= WHAT IS EXPECTED =
Reproduce the data exactly and drop any pictures it holds.

----

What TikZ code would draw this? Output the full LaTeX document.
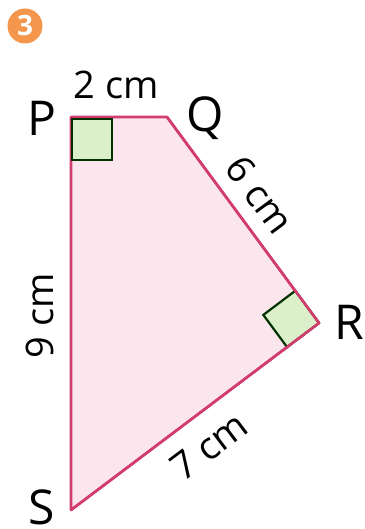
\documentclass[tikz,border=0pt]{standalone}
\usepackage{fontspec}
\setmainfont{Open Sans}
\usepackage{xcolor}
\usepackage{tikz}
\usetikzlibrary{calc, positioning}

\definecolor{edgered}{HTML}{D23C6E}
\definecolor{shapepink}{HTML}{FCE6EE}
\definecolor{anglegreen}{HTML}{DCEFCB}
\definecolor{badgeorange}{HTML}{F4964C}

\begin{document}
\begin{tikzpicture}[
    x=0.5pt, y=-0.5pt,
    side/.style={draw=edgered, line width=1.3pt, fill=shapepink, line join=round},
    rightangle/.style={draw=black!80!green, line width=1.1pt, fill=anglegreen},
    vertex/.style={font=\fontsize{24}{28}\selectfont, inner sep=0pt},
    measure/.style={font=\fontsize{19}{22}\selectfont, inner sep=0pt},
    badge/.style={circle, fill=badgeorange, minimum size=17.5pt, inner sep=0pt, text=white, font=\bfseries\fontsize{14}{16}\selectfont}
]
\useasboundingbox (0,0) rectangle (364,529);

% corners of the shape
\coordinate (P) at (71,117);
\coordinate (Q) at (167,117);
\coordinate (R) at (319,323);
\coordinate (S) at (71,510);

\draw[side] (P) -- (Q) -- (R) -- (S) -- cycle;

% right angles
\draw[rightangle] (P) ++(1,2) rectangle ++(40,41);
\coordinate (RQ) at ($(R)!20pt!(Q)$);
\coordinate (RS) at ($(R)!20pt!(S)$);
\coordinate (Rin) at ($(RQ)+(RS)-(R)$);
\draw[rightangle] (R) -- (RQ) -- (Rin) -- (RS) -- cycle;
\draw[edgered, line width=1.3pt, line join=round] (Q) -- (R) -- (S);

% badge
\node[badge] (num) at (25,26) {3};

% vertex names
\node[vertex] (lblP) at (42,118) {P};
\node[vertex] (lblQ) at (205,118) {Q};
\node[vertex] (lblR) at (349,322) {R};
\node[vertex] (lblS) at (42,507) {S};

% lengths
\node[measure] (pq) at (116,85) {2 cm};
\node[measure, rotate=-53.6] (qr) at (260,195) {6 cm};
\node[measure, rotate=90] (ps) at (40,316) {9 cm};
\node[measure, rotate=37] (sr) at (209,446) {7 cm};
\end{tikzpicture}
\end{document}
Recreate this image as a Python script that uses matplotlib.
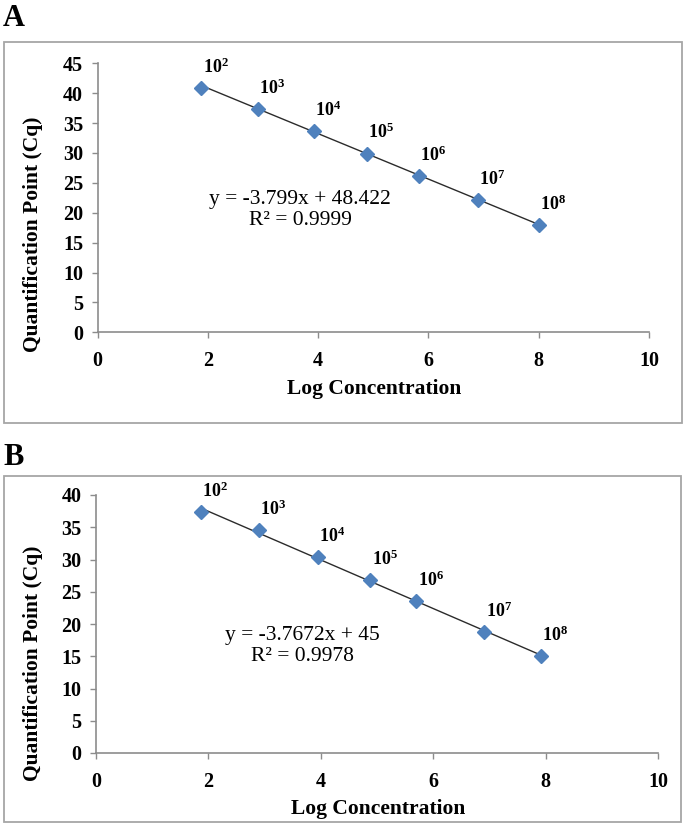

----

= ANSWER FOR THE TASK =
What TikZ code would draw this? Output the full LaTeX document.
\documentclass[tikz,border=0pt]{standalone}
\usepackage{fontspec}
\setmainfont{Open Sans}
\usepackage{xcolor}
\usepackage{tikz}
\usetikzlibrary{calc, positioning}

\definecolor{edgered}{HTML}{D23C6E}
\definecolor{shapepink}{HTML}{FCE6EE}
\definecolor{anglegreen}{HTML}{DCEFCB}
\definecolor{badgeorange}{HTML}{F4964C}

\begin{document}
\begin{tikzpicture}[
    x=0.5pt, y=-0.5pt,
    side/.style={draw=edgered, line width=1.3pt, fill=shapepink, line join=round},
    rightangle/.style={draw=black!80!green, line width=1.1pt, fill=anglegreen},
    vertex/.style={font=\fontsize{24}{28}\selectfont, inner sep=0pt},
    measure/.style={font=\fontsize{19}{22}\selectfont, inner sep=0pt},
    badge/.style={circle, fill=badgeorange, minimum size=17.5pt, inner sep=0pt, text=white, font=\bfseries\fontsize{14}{16}\selectfont}
]
\useasboundingbox (0,0) rectangle (364,529);

% corners of the shape
\coordinate (P) at (71,117);
\coordinate (Q) at (167,117);
\coordinate (R) at (319,323);
\coordinate (S) at (71,510);

\draw[side] (P) -- (Q) -- (R) -- (S) -- cycle;

% right angles
\draw[rightangle] (P) ++(1,2) rectangle ++(40,41);
\coordinate (RQ) at ($(R)!20pt!(Q)$);
\coordinate (RS) at ($(R)!20pt!(S)$);
\coordinate (Rin) at ($(RQ)+(RS)-(R)$);
\draw[rightangle] (R) -- (RQ) -- (Rin) -- (RS) -- cycle;
\draw[edgered, line width=1.3pt, line join=round] (Q) -- (R) -- (S);

% badge
\node[badge] (num) at (25,26) {3};

% vertex names
\node[vertex] (lblP) at (42,118) {P};
\node[vertex] (lblQ) at (205,118) {Q};
\node[vertex] (lblR) at (349,322) {R};
\node[vertex] (lblS) at (42,507) {S};

% lengths
\node[measure] (pq) at (116,85) {2 cm};
\node[measure, rotate=-53.6] (qr) at (260,195) {6 cm};
\node[measure, rotate=90] (ps) at (40,316) {9 cm};
\node[measure, rotate=37] (sr) at (209,446) {7 cm};
\end{tikzpicture}
\end{document}
Recreate this image as a Python script that uses matplotlib.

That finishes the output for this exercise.